従而、世人と宗教とのズレが段々大きくなるばかりなので宗教者側にあっても、此趨勢を喰止めるべく腐心してをり、最近関西方面に於ては各宗派の幹部が会合し、其対策を練りつつあるとの事を耳にしたが、之も無理はない話で同情すべきではあるが、恐らく予期の成果は得られない事と想ふ。然らば此問題のよって来る処は如何なる点にあるであらうか。以下記者の観る処を述べてみよう。

先づ最も主要原因である事は、人間を救ふ力の欠けてゐる事である。即ち見えざる力の余りに無い事である。成程各宗開祖の立教当時は、確かに相当の力は発揮し得たであらう事は勿論で、それによって今日まで隆盛と命脈を保ち得たのである。彼の種々の奇蹟や御利益の伝説、宗門に関する文献は今も猶残ってをるが、実情は年移り月易るにつれて漸次権威を失ひ、漸く惰力によって維持されてゐるに過ぎない状態は世人の知る処である。

それに対し仏滅の世が来たのではないかといふ者もあり、偉大なるものが生れんとする前夜の状態ではないかといふ者もある。処が記者の客観はあまり世人の気のつかない所に重大なる欠陥があるとする。それは何かといふと、既成宗教全般が時代とかけ放れすぎた点であるが、それも無理はない。何しろ仏教にしても今から二千六百年以前印度に於て発祥したので、当時同国に於ては彼のバラモン教が盛んな時代で、其当時としては素晴しい教義で大衆を魅了した事は勿論であるが、其時代の印度人の社会生活と今日の日本人の社会生活とは、余りに甚だしい懸隔のある事で、それを先づ考えなければならない。
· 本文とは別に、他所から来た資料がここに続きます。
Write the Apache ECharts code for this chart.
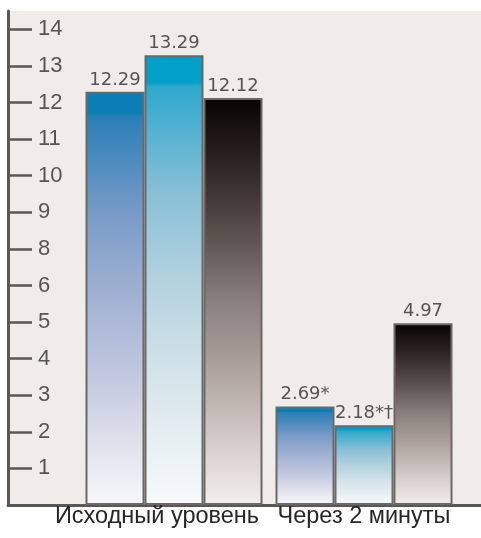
<!DOCTYPE html>
<html>
<head>
<meta charset="utf-8">
<script src="https://cdn.jsdelivr.net/npm/echarts@6/dist/echarts.min.js"></script>
<style>
html,body{margin:0;padding:0;background:#ffffff;}
#chart{width:481px;height:538px;}
</style>
</head>
<body>
<div id="chart"></div>
<script>
// ---- data ----
const categories = ['Исходный уровень', 'Через 2 минуты'];
const seriesNames = ['Серия 1', 'Серия 2', 'Серия 3'];
const valuesA = [12.29, 2.69];
const valuesB = [13.29, 2.18];
const valuesC = [12.12, 4.97];
const labelsA = ['12.29', '2.69*'];
const labelsB = ['13.29', '2.18*†'];
const labelsC = ['12.12', '4.97'];
// tick labels as printed on the original axis (no "7")
const tickLabels = [1, 2, 3, 4, 5, 6, 8, 9, 10, 11, 12, 13, 14];

// axis scale of the original: ticks evenly spaced, labelled by tickLabels
function axisPos(v) {
  const stops = [0].concat(tickLabels);
  for (let i = 0; i < stops.length - 1; i++) {
    if (v <= stops[i + 1]) {
      return i + (v - stops[i]) / (stops[i + 1] - stops[i]);
    }
  }
  const n = stops.length - 1;
  return n + (v - stops[n]) / (stops[n] - stops[n - 1]);
}
const tickPositions = tickLabels.map((t, i) => i + 1);

const axisColor = '#5b5757';
const textColor = '#555555';

function grad(stops) {
  return new echarts.graphic.LinearGradient(0, 0, 0, 1,
    stops.map(s => ({offset: s[0], color: s[1]})));
}
const fills = [
  grad([[0, '#0a7fb5'], [0.05, '#0b7eb5'], [0.06, '#2a7fb7'], [0.3, '#7a9cc7'],
        [0.5, '#a3b2d3'], [0.7, '#c4cae0'], [0.85, '#dfe1ec'], [1, '#f8f8fb']]),
  grad([[0, '#009fc8'], [0.06, '#02a0c8'], [0.07, '#2ea8cd'], [0.3, '#86bfd6'],
        [0.5, '#b3d1de'], [0.7, '#d3e3ea'], [0.85, '#e6eef2'], [1, '#f8fafb']]),
  grad([[0, '#080404'], [0.15, '#2a2220'], [0.35, '#5e5452'], [0.5, '#8a807d'],
        [0.65, '#ab9f9b'], [0.8, '#cbc2bf'], [1, '#f3efed']])
];
const valueSets = [valuesA, valuesB, valuesC];
const labelSets = [labelsA, labelsB, labelsC];

const chart = echarts.init(document.getElementById('chart'), null, {renderer: 'canvas'});
const option = {
  backgroundColor: '#ffffff',
  animation: false,
  grid: [
    {left: 8, right: 0, top: 11, bottom: 33, show: true, backgroundColor: '#f0ece9', borderWidth: 0},
    {left: 79, right: 22, top: 11, bottom: 33}
  ],
  xAxis: [
    {gridIndex: 0, type: 'value', min: 0, max: 1,
     axisLine: {show: true, onZero: false, lineStyle: {color: axisColor, width: 3}},
     axisTick: {show: false}, axisLabel: {show: false}, splitLine: {show: false}},
    {gridIndex: 1, type: 'category',
     data: categories.map((c, i) => i === 0 ? {value: c, textStyle: {padding: [0, 34, 0, 0]}} : c),
     axisLine: {show: false}, axisTick: {show: false}, splitLine: {show: false},
     axisLabel: {interval: 0, hideOverlap: false, margin: 0, color: '#262626',
                 fontSize: 23.5, fontFamily: 'Liberation Sans'}}
  ],
  yAxis: [
    {gridIndex: 0, type: 'value', min: 0, max: 13.5, interval: 1,
     axisLine: {show: true, onZero: false, lineStyle: {color: axisColor, width: 3}},
     axisTick: {show: true, inside: true, length: 24, customValues: tickPositions,
                lineStyle: {color: axisColor, width: 2.5}},
     axisLabel: {inside: true, margin: 30, customValues: tickPositions,
                 formatter: v => String(tickLabels[Math.round(v) - 1]),
                 color: textColor, fontSize: 22, fontFamily: 'Liberation Sans'},
     splitLine: {show: false}},
    {gridIndex: 1, type: 'value', min: 0, max: 13.5, interval: 1, show: false,
     splitLine: {show: false}}
  ],
  series: valueSets.map((vals, k) => ({
    type: 'bar', name: seriesNames[k], xAxisIndex: 1, yAxisIndex: 1,
    barWidth: 59, barGap: '0%',
    data: vals.map(v => axisPos(v)),
    itemStyle: {color: fills[k], borderColor: '#6b6868', borderWidth: 2},
    label: {show: true, position: 'top', distance: 3,
            formatter: p => labelSets[k][p.dataIndex],
            color: textColor, fontSize: 18, fontFamily: 'DejaVu Sans'}
  }))
};
chart.setOption(option);
</script>
</body>
</html>
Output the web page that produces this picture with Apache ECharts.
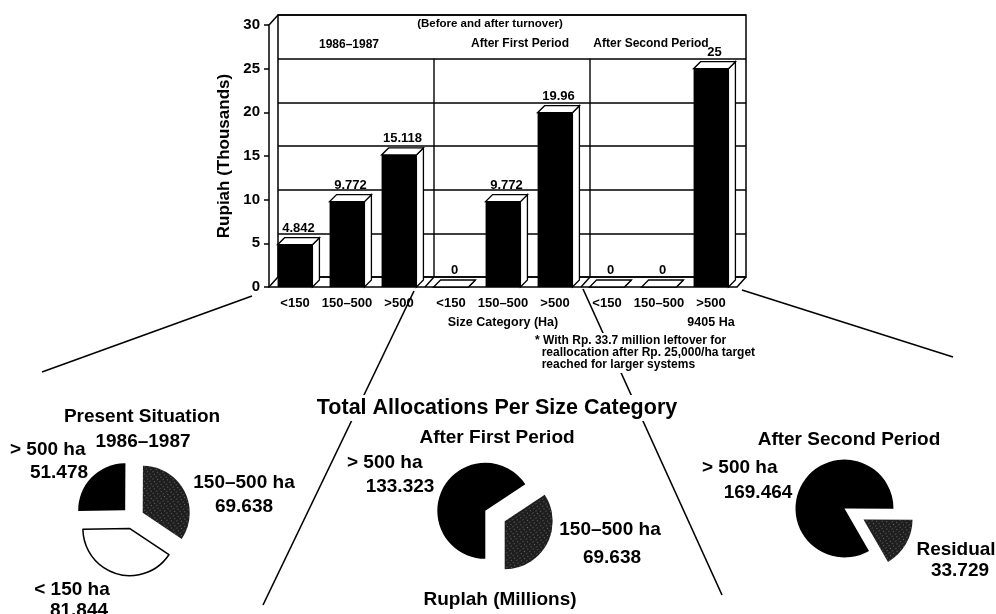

又日本仏教の各派としても、印度ほどではないまでも、数百年以前の日本の社会生活と今日とは亦相当の違ひさのある事は否定出来得ない。仏教が此世を厭離穢土といひ、火宅と称し、空の説を唱え、煩悩を断ち、厭世観的消極思想を建前としてゐる以上、日本の現代社会に適合しないのは当然であるばかりか、今日国際競争激甚の時代にあっては、大衆から忘れられ勝ちなのは止むを得ない事である。

一方又娑婆即寂光の浄土といひ、即心即仏といふ如き楽観説もあるが、之等も今日の実際社会に於ては不可能である事は勿論であらう。其他神仏共冠婚葬祭等の儀礼の場合、其行事の複雑にして時間を要し、多額の費用を要する事なども、現在に即しない大きな理由である。此点キリスト教の簡易なる方法は大いに学ぶべき処があらう。

斯様に観てくると、既成宗教の無力を云々する世評は寧ろ当然と言ふべきである。故に彼のマルチン・ルーテルの如き一大改革者が出現しない限り、日本の既成宗教没落は時の問題でしかあるまい。見よ、仏教の本籍地であるインドの民衆三億五千万中、現在仏徒は三十数万人に過ぎない事実である。

又中国に於ても今勢力を保ちつつあるのは道教、儒教、回々教等を重なるものとし、キリスト教、観音信仰等で、真の仏教徒は数ふるに足らないそうであるから、兎も角仏教が相当勢力を保ってゐるのは、日本だけといふ事であるから、仏教徒たるもの此際緊褌一番、大自覚の下に不惜身命の活動に入らない限り、前途の帰趨は測り知れないものがあらう。